I remember sitting in my mums house one day on the sofa after lunch, everyone feeling full and watching some non-descript program on the television.
My mother was nervously sitting in her chair obviously trying to make a decision to do something, eventually she decided on it and got up from her chair and left the room closing the door softly and going upstairs.
When she returned she brought with her one of those little dictaphone transcribing tape recorders you might have seen in a previous life in a meeting or while at collage in AV maybe.
Instead of making a big deal to the room she seemed to go through a series of steps to check the volume, align it on the side and play it at low volume close to her.
Of course being me I had to ask what that was and there was a look of both surprise that I was interest but also like I’d just discovered one of her guilty pleasures that she normally did alone.
Then her face changed again, whilst turning down the volume on the television she turned up the volume on the tape unit. I could barely make out what was being said but after a few moments I realised it was my moms mother, my grandma.
In that moment, regardless of what was actually being said or discussed I could see how much comfort and solace this recording gave my mother, like she needed to add the voice of her mother to the room to add some background ambience.
To keep her reminded or in remembrance. .. in that moment I realised the power of media to reactivate memories, often life memories of better times and whilst that recording was done when my grandma was in a care home it still brought back memories of christmas time, ice cream in the garden and sitting with my grandad in his green house.

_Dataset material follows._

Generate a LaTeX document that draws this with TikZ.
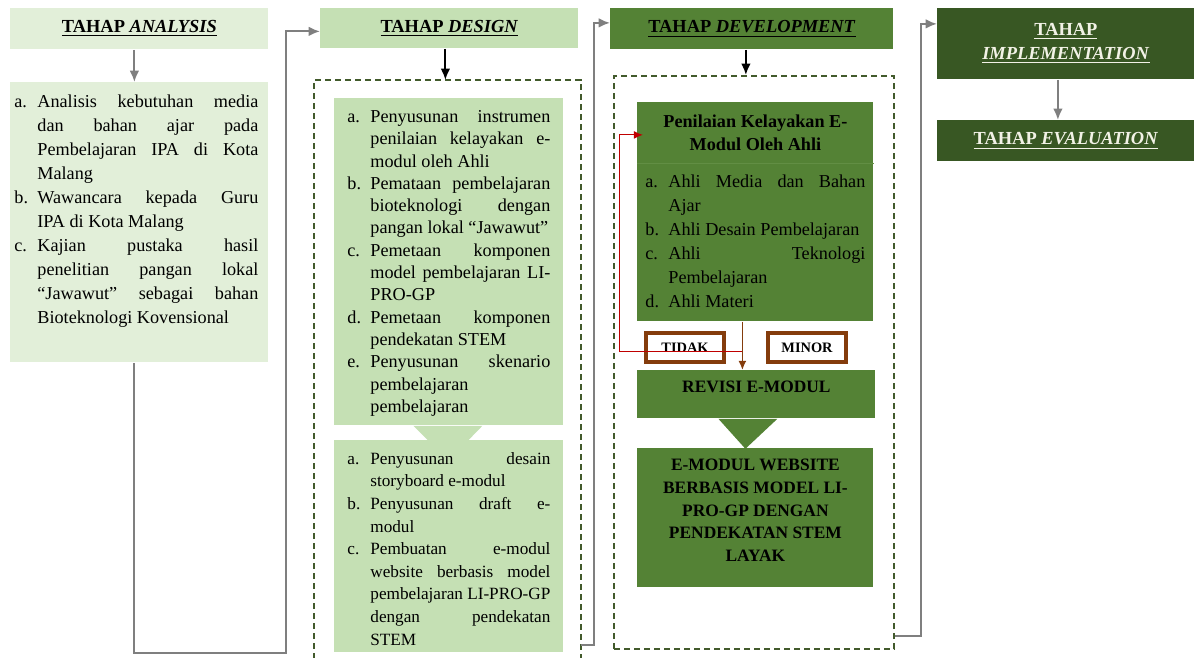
\documentclass[tikz,border=0pt]{standalone}
\usepackage{fontspec}
\setmainfont{Liberation Serif}
\usepackage{xcolor}
\usepackage{tikz}
\usetikzlibrary{arrows.meta,calc,positioning}
\definecolor{linegrey}{RGB}{127,127,127}
\definecolor{anafill}{RGB}{226,239,217}
\definecolor{dsgfill}{RGB}{197,224,180}
\definecolor{devfill}{RGB}{84,130,53}
\definecolor{devseam}{RGB}{98,142,68}
\definecolor{implfill}{RGB}{56,87,35}
\definecolor{dashgreen}{RGB}{66,90,44}
\definecolor{answerbrown}{RGB}{132,60,12}
\definecolor{loopred}{RGB}{192,0,0}
\definecolor{paletext}{RGB}{242,242,230}
\newcommand{\stagelist}[3]{\parbox[c][#2][t]{#1}{\fontsize{9.1}{12}\selectfont
  \hyphenpenalty=10000 \tolerance=10000 \hbadness=10000 #3}}
\newcommand{\itm}[2]{\par\hangindent=11.5pt\hangafter=1\noindent
  \makebox[11.5pt][l]{#1}#2}
\tikzset{
  headbox/.style={anchor=north west,inner sep=0pt,align=center,
    font=\fontsize{9.2}{12}\selectfont\bfseries},
  listbox/.style={anchor=north west,inner xsep=4pt,inner ysep=6pt},
  devbox/.style={anchor=north west,fill=devfill,inner sep=0pt,align=center,
    minimum width=118pt,font=\fontsize{8.7}{11.3}\selectfont\bfseries},
  answer/.style={anchor=north west,draw=answerbrown,line width=2pt,fill=white,
    minimum width=39pt,minimum height=14.5pt,inner sep=0pt,
    font=\fontsize{7.2}{9}\selectfont\bfseries},
  dashbox/.style={draw=dashgreen,line width=1.1pt,dash pattern=on 3pt off 2pt},
  flow/.style={-{Latex[length=2mm,width=1.7mm]},line width=1pt,draw=linegrey},
  blackflow/.style={-{Latex[length=2mm,width=1.7mm]},line width=1pt,draw=black},
  brownflow/.style={-{Latex[length=1.6mm,width=1.4mm]},line width=0.8pt,
    draw=answerbrown},
  redflow/.style={-{Latex[length=1.6mm,width=1.4mm]},line width=0.6pt,
    draw=loopred}
}
\begin{document}
\begin{tikzpicture}[x=0.5pt,y=-0.5pt]
  \useasboundingbox (0,0) rectangle (1194,658);
  % analysis
  \node[headbox,fill=anafill,minimum width=129pt,minimum height=20.5pt]
    (anahead) at (10,8) {\underline{TAHAP \textit{ANALYSIS}}};
  \node[listbox,fill=anafill,inner xsep=3.5pt] (anabody) at (10,82)
    {\hspace*{-1.5pt}\stagelist{122pt}{128pt}{%
      \itm{a.}{Analisis kebutuhan media\linebreak dan bahan ajar pada\linebreak
        Pembelajaran IPA di Kota\linebreak Malang}
      \itm{b.}{Wawancara kepada Guru\linebreak IPA di Kota Malang}
      \itm{c.}{Kajian pustaka hasil\linebreak penelitian pangan lokal\linebreak
        “Jawawut” sebagai bahan\linebreak Bioteknologi Kovensional}}\hspace*{1.5pt}};
  % design
  \node[headbox,fill=dsgfill,minimum width=129pt,minimum height=20pt]
    (dsghead) at (320,8) {\underline{TAHAP \textit{DESIGN}}};
  \node[anchor=north west,minimum width=133pt,minimum height=289pt,inner sep=0pt]
    (dsgwrap) at (314,80) {};
  \draw[dashbox] (dsgwrap.south west) |- (dsgwrap.north) -| (dsgwrap.south east);
  \node[listbox,fill=dsgfill,inner xsep=6.5pt] (dsgone) at (334,98)
    {\stagelist{101.5pt}{151.5pt}{\fontsize{9.1}{11.15}\selectfont
      \itm{a.}{Penyusunan instrumen\linebreak penilaian kelayakan e-\linebreak
        modul oleh Ahli}
      \itm{b.}{Pemataan pembelajaran\linebreak bioteknologi dengan\linebreak
        pangan lokal “Jawawut”}
      \itm{c.}{Pemetaan komponen\linebreak model pembelajaran LI-\linebreak PRO-GP}
      \itm{d.}{Pemetaan komponen\linebreak pendekatan STEM}
      \itm{e.}{Penyusunan skenario\linebreak pembelajaran\linebreak pembelajaran}}};
  \fill[dsgfill] ([xshift=-17.75pt]dsgone.south) -- ([xshift=16.75pt]dsgone.south)
    -- ([xshift=-0.25pt,yshift=-17.5pt]dsgone.south) -- cycle;
  \node[listbox,fill=dsgfill,inner xsep=6.5pt] (dsgtwo) at (334,440)
    {\stagelist{101.5pt}{94pt}{\fontsize{8.6}{11.3}\selectfont
      \itm{a.}{Penyusunan desain\linebreak storyboard e-modul}
      \itm{b.}{Penyusunan draft e-\linebreak modul}
      \itm{c.}{Pembuatan e-modul\linebreak website berbasis model\linebreak
        pembelajaran LI-PRO-GP\linebreak dengan pendekatan\linebreak STEM}}};
  % development
  \node[headbox,fill=devfill,minimum width=141.5pt,minimum height=20.5pt]
    (devhead) at (610,8) {\underline{TAHAP \textit{DEVELOPMENT}}};
  \node[dashbox,anchor=north west,minimum width=140pt,minimum height=286.5pt,
    inner sep=0pt] (devwrap) at (613,75) {};
  \node[devbox,minimum height=30.5pt,font=\fontsize{9.1}{11.5}\selectfont\bfseries]
    (ptitle) at (637,102) {Penilaian Kelayakan E-\\Modul Oleh Ahli};
  \node[listbox,fill=devfill,below=-0.5pt of ptitle] (plist)
    {\stagelist{110pt}{67pt}{%
      \itm{a.}{Ahli Media dan Bahan\linebreak Ajar}
      \itm{b.}{Ahli Desain Pembelajaran}
      \itm{c.}{Ahli Teknologi\linebreak Pembelajaran}
      \itm{d.}{Ahli Materi}}};
  \draw[devseam,line width=0.4pt] (ptitle.south west) -- (ptitle.south east);
  \node[answer] (tidak) at (644,331) {TIDAK};
  \node[answer] (minor) at (766,331) {MINOR};
  \node[devbox,minimum width=119pt,text height=6.5pt,text depth=8.5pt,
    inner ysep=4.5pt] (revisi) at (637,370) {REVISI E-MODUL};
  \fill[devfill] ([xshift=-19pt]revisi.south) -- ([xshift=10.5pt]revisi.south)
    -- ([xshift=-5.5pt,yshift=-15pt]revisi.south) -- cycle;
  \node[devbox,inner ysep=5.5pt] (emodul) at (637,448)
    {\parbox[c][58.5pt][t]{118pt}{\centering
      E-MODUL WEBSITE\\BERBASIS MODEL LI-\\PRO-GP DENGAN\\PENDEKATAN STEM\\LAYAK}};
  % implementation and evaluation
  \node[headbox,fill=implfill,text=paletext,minimum width=128.5pt,
    minimum height=35.5pt] (implhead) at (937,8)
    {\underline{TAHAP}\\\underline{\textit{IMPLEMENTATION}}};
  \node[headbox,fill=implfill,text=paletext,minimum width=128.5pt,
    minimum height=20.5pt] (evalhead) at (937,120)
    {\underline{TAHAP \textit{EVALUATION}}};
  % connectors
  \coordinate (anaturn) at (286,653);
  \coordinate (dsgturn) at (594,645);
  \coordinate (devturn) at (921,636);
  \draw[flow] ([xshift=-2.5pt]anahead.south) -- ([xshift=-2.5pt]anabody.north);
  \draw[flow] ([xshift=-2.5pt]anabody.south) |- (anaturn)
    |- ([yshift=-1.5pt]dsghead.west);
  \draw[flow] (dsgwrap.east |- dsgturn) -- (dsgturn) |- ([yshift=3pt]devhead.west);
  \draw[flow] (devwrap.east |- devturn) -- (devturn)
    |- ([yshift=10pt]implhead.west);
  \draw[flow] ([xshift=-4pt]implhead.south) -- ([xshift=-4pt]evalhead.north);
  \draw[blackflow] ([xshift=-2pt]dsghead.south) -- ([xshift=-2pt]dsghead.south |- dsgwrap.north);
  \draw[blackflow] ([xshift=-3pt]devhead.south) -- ([xshift=-3pt]devhead.south |- devwrap.north);
  \draw[brownflow] ([xshift=-6.5pt]plist.south) -- ([xshift=-6.5pt]plist.south |- revisi.north);
  \draw[redflow] ([xshift=-6.5pt,yshift=-15pt]plist.south) -- ++(-61.5pt,0)
    |- ([xshift=3pt,yshift=-1pt]ptitle.west);
\end{tikzpicture}
\end{document}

Our parents and grandparents are literally cloud instances of information, they are closely related to us in dna, their perceptions, their storage, the things they have witnessed and seen and made decisions and conclusions about how they saw situations in life are all stored away, ready to be remembered and called on, activated even.
I was very close to my grandma, even when I got locked up for like four hours for stealing a pole in wilkos for our “ninja matches” when I was 14 (because sticks were shit) and she asked me if the pole had ‘fallen’ into my trousers, not wanting to validate what I did then my grandma always had wise, sage like advice which I took very seriously.
Coronavirus is seeing us globally lose people, a lot in the later stages of life to this horrible virus, with them, stories and tales, never to see the light of day, as of writing 30,000 people we will never know about or meet, we will never know their unique movie script of their life here on the planet (unless of course they wrote books or kept journals etc)
I think it’s a prime time for us to be recording their stories, capturing those tales, maybe over lunch or while they sit in the sunshine, maybe it’s time to capture those tales for another time, you don’t know when it’s going to be relevant to your own life and it might bring calm and familiarity to your day to day, we have so much to learn from what went before and how the generations of your family transitioned through this world before you.